Cards That Punish Discard
Alpha Library of Leng
Legends Psychic Purge
Alliances Guerrilla Tactics
Gustha's Scepter
Mirage Mangara's Blessing
Sand Golem
Urza's Saga Metrognome
Mercadian Masques Spiritual Focus
Apocalypse Dodecapod
Torment Basking Rootwalla

Which brings us to the last two anti-discard cards, Mangara's Blessing and Spiritual Focus. The only reusable punishers of the bunch, they are also the only ones giving you a positive net result in response to discard. Sure, you get a 5/5 creature with the ‘Pod, but you still are down a card. With these two, you not only get to replace the card you lost, but you also gain life. While the Focus might well be the best of the bunch, the problem was that there weren’t a whole lot of heavy discard-themed decks while the Focus was legal in Standard, so it never saw much play.

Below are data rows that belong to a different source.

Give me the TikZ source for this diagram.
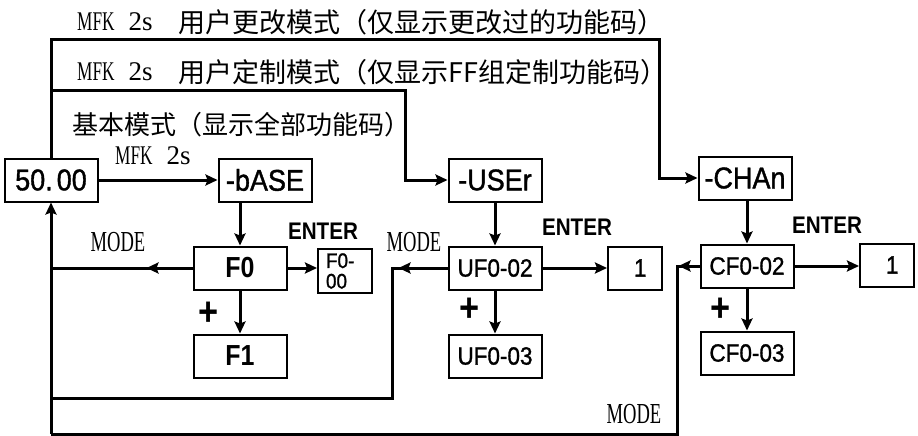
\documentclass[tikz,border=0pt]{standalone}
\usepackage{fontspec}
\setmainfont{Liberation Serif}
\newfontfamily\cjkfont{Noto Sans CJK SC}
\newfontfamily\lcdfont[FakeStretch=0.9,FakeBold=1.2]{Liberation Sans}
\newfontfamily\keyfont[FakeStretch=0.86]{Liberation Sans}
\newfontfamily\narrowserif[FakeStretch=0.64]{Liberation Serif}
\newcommand{\mfkhold}{{\narrowserif MFK}\hspace{14pt}2s}
\usetikzlibrary{positioning,arrows.meta,decorations.markings}
\tikzset{
  mfk tip/.tip={Stealth[length=12pt,width=11pt,inset=2pt]},
  mfk arrow/.style={-mfk tip,line width=3pt,black},
  mfk line/.style={line width=3pt,black},
  mfk mid arrow/.style={mfk line,postaction={decorate},
    decoration={markings,mark=at position #1 with {\arrow{mfk tip}}}},
  mfk box/.style={draw=black,line width=2pt,minimum width=93pt,minimum height=43pt,
    inner sep=0pt,font=\lcdfont\fontsize{30}{32}\selectfont},
  mfk fn box/.style={mfk box,font=\keyfont\bfseries\fontsize{29}{30}\selectfont},
  mfk code box/.style={mfk box,font=\lcdfont\fontsize{25}{27}\selectfont},
  mfk value box/.style={mfk code box,minimum width=54pt,text width=23pt,align=right},
  mfk small box/.style={mfk box,minimum width=54pt,minimum height=44pt,
    font=\lcdfont\fontsize{21}{20.5}\selectfont,text width=38pt,align=left},
  mfk key/.style={font=\keyfont\bfseries\fontsize{24}{26}\selectfont,inner sep=0pt},
  mfk mode/.style={font=\narrowserif\fontsize{29}{30}\selectfont,inner sep=0pt},
  mfk plus/.style={font=\keyfont\bfseries\fontsize{40}{40}\selectfont,inner sep=0pt},
  mfk title/.style={font=\cjkfont\fontsize{27}{29}\selectfont,inner sep=0pt,anchor=west},
  mfk hold/.style={font=\fontsize{27}{29}\selectfont,inner sep=0pt,anchor=west}
}

\begin{document}
\begin{tikzpicture}[x=1pt,y=-1pt]
  \useasboundingbox (0,0) rectangle (918,436);

  % Display boxes.
  \node[mfk box] (main) at (51,180) {50.\kern4pt00};
  \node[mfk box] (base) at (265,180) {-bASE};
  \node[mfk box] (user) at (495,180) {-USEr};
  \node[mfk box] (chan) at (745,178) {-CHAn};
  \node[mfk fn box] (f0) at (240,268) {F0};
  \node[mfk small box] (f000) at (345,271) {F0-\\00};
  \node[mfk fn box] (f1) at (240,356) {F1};
  \node[mfk code box] (uf02) at (495,268) {UF0-02};
  \node[mfk value box] (uval) at (635,268) {1};
  \node[mfk code box] (uf03) at (495,356) {UF0-03};
  \node[mfk code box] (cf02) at (747,266) {CF0-02};
  \node[mfk value box] (cval) at (887,265) {1};
  \node[mfk code box] (cf03) at (747,353) {CF0-03};

  % Mode entry routes.
  \coordinate (top turn) at (659,40);
  \coordinate (mid turn) at (405,90);
  \coordinate (u turn) at (392,398);
  \coordinate (c turn) at (677,434);
  \draw[mfk arrow] (main) -- (base);
  \draw[mfk arrow] (main.north) |- (top turn) |- (chan.west);
  \draw[mfk arrow] (main.north |- mid turn) -- (mid turn) |- (user.west);
  \draw[mfk arrow] (base.south -| f0.north) -- (f0.north);
  \draw[mfk arrow] (user.south -| uf02.north) -- (uf02.north);
  \draw[mfk arrow] (chan.south -| cf02.north) -- (cf02.north);

  % ENTER and + keys.
  \draw[mfk arrow] (f0.east) -- (f0.east -| f000.west);
  \draw[mfk arrow] (uf02) -- (uval);
  \draw[mfk arrow] (cf02.east) -- (cf02.east -| cval.west);
  \draw[mfk arrow] (f0) -- (f1);
  \draw[mfk arrow] (uf02) -- (uf03);
  \draw[mfk arrow] (cf02) -- (cf03);

  % MODE returns.
  \draw[mfk mid arrow=46pt] (f0.west) -- (f0.west -| main.south);
  \draw[mfk mid arrow=49pt] (uf02.west) -| (u turn) -- (u turn -| main.south);
  \draw[mfk mid arrow=21pt] (cf02.west) -| (c turn) -- (c turn -| main.south);
  \draw[mfk arrow] (c turn -| main.south) -- (main.south);

  % Labels.
  \node[mfk hold] (h change) at (77,22) {\mfkhold};
  \node[mfk title] (t change) at (178,22) {用户更改模式（仅显示更改过的功能码）};
  \node[mfk hold] (h custom) at (77,72) {\mfkhold};
  \node[mfk title] (t custom) at (178,72) {用户定制模式（仅显示FF组定制功能码）};
  \node[mfk title,font=\cjkfont\fontsize{26}{28}\selectfont] (t basic) at (72,125)
    {基本模式（显示全部功能码）};
  \node[mfk hold] (h basic) at (115,156) {\mfkhold};
  \node[mfk key] (k f0) at (323,231) {ENTER};
  \node[mfk key] (k u) at (577,227) {ENTER};
  \node[mfk key] (k c) at (827,225) {ENTER};
  \node[mfk mode] (m f0) at (118,242) {MODE};
  \node[mfk mode] (m u) at (414,242) {MODE};
  \node[mfk mode] (m c) at (634,414) {MODE};
  \node[mfk plus] (p f0) at (209,314) {+};
  \node[mfk plus] (p u) at (470,310) {+};
  \node[mfk plus] (p c) at (721,310) {+};
\end{tikzpicture}
\end{document}
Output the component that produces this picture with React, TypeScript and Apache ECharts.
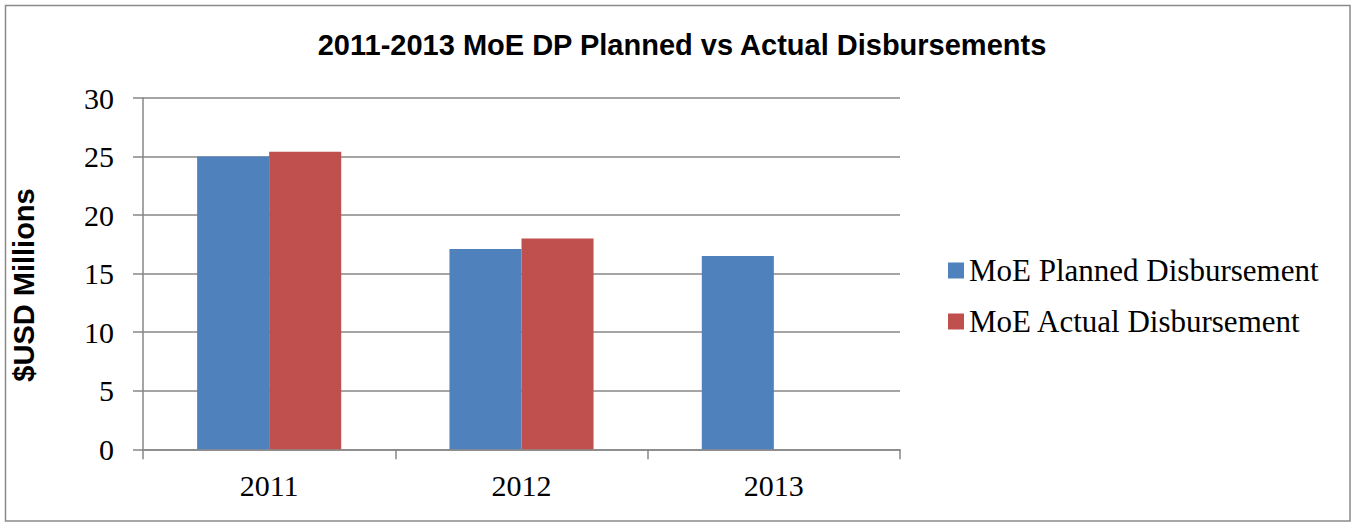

And lest I forget, any flashback cards or recurring spells – like Squee, Goblin Nabob (and any others I mentioned in my week-one column) fight discard spells just by the nature of their design!

So when you play with your Basking Rootwallas (and you should!), just remember that they really crown a new breed of card designed to fight discard decks. He comes from a history paved by some failures and some successes, but in his own right may very well be the cream of the crop.